→ What you will do: Omit pictures and quote the listing below line by line, from its start through the line that holds "0.9, 1, 1.2, 1.4, 1.6, 1.8, 2]".

→ Material provided:
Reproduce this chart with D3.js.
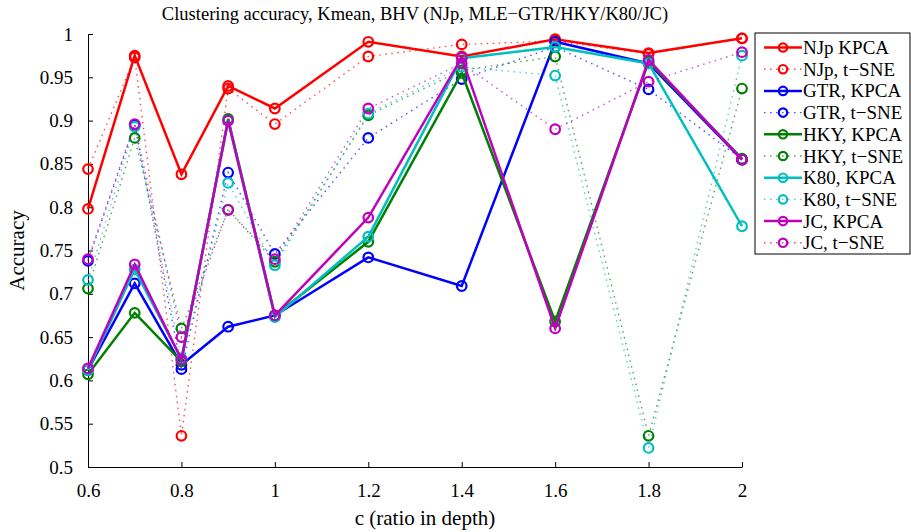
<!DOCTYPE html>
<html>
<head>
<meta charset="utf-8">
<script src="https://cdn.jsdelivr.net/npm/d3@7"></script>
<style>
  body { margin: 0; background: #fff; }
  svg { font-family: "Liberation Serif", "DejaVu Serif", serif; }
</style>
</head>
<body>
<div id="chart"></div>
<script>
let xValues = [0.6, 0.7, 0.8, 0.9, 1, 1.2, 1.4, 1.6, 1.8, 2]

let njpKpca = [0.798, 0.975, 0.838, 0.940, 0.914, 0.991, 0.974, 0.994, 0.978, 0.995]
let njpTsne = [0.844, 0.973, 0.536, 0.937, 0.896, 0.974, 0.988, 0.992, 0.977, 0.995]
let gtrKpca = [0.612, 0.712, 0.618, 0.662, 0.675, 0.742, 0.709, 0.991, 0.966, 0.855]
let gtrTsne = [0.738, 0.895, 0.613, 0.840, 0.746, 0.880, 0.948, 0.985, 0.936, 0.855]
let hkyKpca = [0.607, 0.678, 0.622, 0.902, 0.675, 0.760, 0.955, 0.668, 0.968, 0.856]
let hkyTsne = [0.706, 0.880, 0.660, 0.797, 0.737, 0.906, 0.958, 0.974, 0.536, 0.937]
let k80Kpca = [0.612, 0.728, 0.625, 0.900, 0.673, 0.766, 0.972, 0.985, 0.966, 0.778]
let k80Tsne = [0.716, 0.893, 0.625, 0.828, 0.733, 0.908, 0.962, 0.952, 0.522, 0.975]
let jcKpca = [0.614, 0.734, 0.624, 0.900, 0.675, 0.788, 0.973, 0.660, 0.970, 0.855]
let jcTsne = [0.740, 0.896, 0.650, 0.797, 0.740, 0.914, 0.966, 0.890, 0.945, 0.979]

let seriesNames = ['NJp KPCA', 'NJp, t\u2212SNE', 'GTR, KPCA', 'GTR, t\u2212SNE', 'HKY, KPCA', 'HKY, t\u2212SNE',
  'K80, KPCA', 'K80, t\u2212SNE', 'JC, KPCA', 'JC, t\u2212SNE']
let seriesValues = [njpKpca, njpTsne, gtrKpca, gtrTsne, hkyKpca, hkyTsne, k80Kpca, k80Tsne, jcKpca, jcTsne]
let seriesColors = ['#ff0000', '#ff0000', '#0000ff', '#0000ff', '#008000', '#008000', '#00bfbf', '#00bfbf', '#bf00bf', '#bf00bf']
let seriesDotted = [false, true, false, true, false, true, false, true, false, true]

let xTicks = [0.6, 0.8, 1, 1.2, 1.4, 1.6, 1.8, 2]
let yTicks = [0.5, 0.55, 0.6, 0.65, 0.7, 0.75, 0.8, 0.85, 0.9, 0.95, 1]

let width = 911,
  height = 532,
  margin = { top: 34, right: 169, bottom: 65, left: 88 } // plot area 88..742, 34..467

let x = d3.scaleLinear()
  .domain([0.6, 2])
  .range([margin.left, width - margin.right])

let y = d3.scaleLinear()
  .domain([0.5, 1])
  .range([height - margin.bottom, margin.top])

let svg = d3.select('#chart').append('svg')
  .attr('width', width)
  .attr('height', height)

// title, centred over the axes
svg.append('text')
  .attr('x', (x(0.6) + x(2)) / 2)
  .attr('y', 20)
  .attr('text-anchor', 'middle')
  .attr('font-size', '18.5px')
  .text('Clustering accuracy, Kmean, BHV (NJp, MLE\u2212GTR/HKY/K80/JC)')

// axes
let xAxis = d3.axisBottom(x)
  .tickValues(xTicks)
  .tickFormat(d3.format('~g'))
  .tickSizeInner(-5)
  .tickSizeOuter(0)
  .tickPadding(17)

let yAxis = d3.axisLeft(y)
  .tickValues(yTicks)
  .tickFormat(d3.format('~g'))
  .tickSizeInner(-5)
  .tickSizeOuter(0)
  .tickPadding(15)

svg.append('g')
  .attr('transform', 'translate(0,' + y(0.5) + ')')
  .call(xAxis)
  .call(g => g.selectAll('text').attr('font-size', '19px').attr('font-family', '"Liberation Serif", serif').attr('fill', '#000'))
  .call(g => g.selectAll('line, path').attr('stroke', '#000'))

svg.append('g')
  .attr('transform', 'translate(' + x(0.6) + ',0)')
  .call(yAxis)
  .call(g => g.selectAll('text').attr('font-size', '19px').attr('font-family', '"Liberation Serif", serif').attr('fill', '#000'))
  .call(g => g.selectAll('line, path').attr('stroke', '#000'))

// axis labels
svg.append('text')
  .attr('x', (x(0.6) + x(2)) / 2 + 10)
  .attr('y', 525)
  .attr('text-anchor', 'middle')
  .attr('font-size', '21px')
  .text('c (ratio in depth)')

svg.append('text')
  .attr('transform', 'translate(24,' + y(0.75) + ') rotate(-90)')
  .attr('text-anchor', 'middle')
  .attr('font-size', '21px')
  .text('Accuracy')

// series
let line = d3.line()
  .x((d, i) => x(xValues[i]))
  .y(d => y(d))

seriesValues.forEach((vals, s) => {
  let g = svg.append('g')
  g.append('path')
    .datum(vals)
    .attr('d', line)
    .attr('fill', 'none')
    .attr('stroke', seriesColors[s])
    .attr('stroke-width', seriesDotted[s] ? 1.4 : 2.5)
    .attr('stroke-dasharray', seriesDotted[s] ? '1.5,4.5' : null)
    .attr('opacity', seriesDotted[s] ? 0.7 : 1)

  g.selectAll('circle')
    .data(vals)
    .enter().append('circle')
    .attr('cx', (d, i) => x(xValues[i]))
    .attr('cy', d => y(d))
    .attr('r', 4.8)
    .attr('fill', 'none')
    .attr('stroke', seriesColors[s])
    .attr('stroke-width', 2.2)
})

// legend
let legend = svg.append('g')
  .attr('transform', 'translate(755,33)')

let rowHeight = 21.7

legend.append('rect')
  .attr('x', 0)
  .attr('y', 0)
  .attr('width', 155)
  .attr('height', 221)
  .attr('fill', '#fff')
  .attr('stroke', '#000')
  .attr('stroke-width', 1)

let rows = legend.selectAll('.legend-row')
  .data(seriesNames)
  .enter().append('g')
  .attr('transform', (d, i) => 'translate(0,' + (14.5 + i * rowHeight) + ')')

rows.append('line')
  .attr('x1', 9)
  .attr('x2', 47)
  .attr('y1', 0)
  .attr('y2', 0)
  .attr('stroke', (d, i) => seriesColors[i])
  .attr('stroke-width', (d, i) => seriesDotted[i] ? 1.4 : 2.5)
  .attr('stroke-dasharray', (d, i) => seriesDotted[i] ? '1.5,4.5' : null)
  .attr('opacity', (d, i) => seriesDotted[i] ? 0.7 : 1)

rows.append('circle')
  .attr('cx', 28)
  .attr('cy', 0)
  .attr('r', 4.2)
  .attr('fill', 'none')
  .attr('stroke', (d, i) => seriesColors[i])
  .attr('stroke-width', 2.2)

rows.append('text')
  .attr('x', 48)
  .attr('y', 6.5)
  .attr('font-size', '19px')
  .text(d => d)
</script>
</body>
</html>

→ Complete response:
Reproduce this chart with D3.js.
<!DOCTYPE html>
<html>
<head>
<meta charset="utf-8">
<script src="https://cdn.jsdelivr.net/npm/d3@7"></script>
<style>
  body { margin: 0; background: #fff; }
  svg { font-family: "Liberation Serif", "DejaVu Serif", serif; }
</style>
</head>
<body>
<div id="chart"></div>
<script>
let xValues = [0.6, 0.7, 0.8, 0.9, 1, 1.2, 1.4, 1.6, 1.8, 2]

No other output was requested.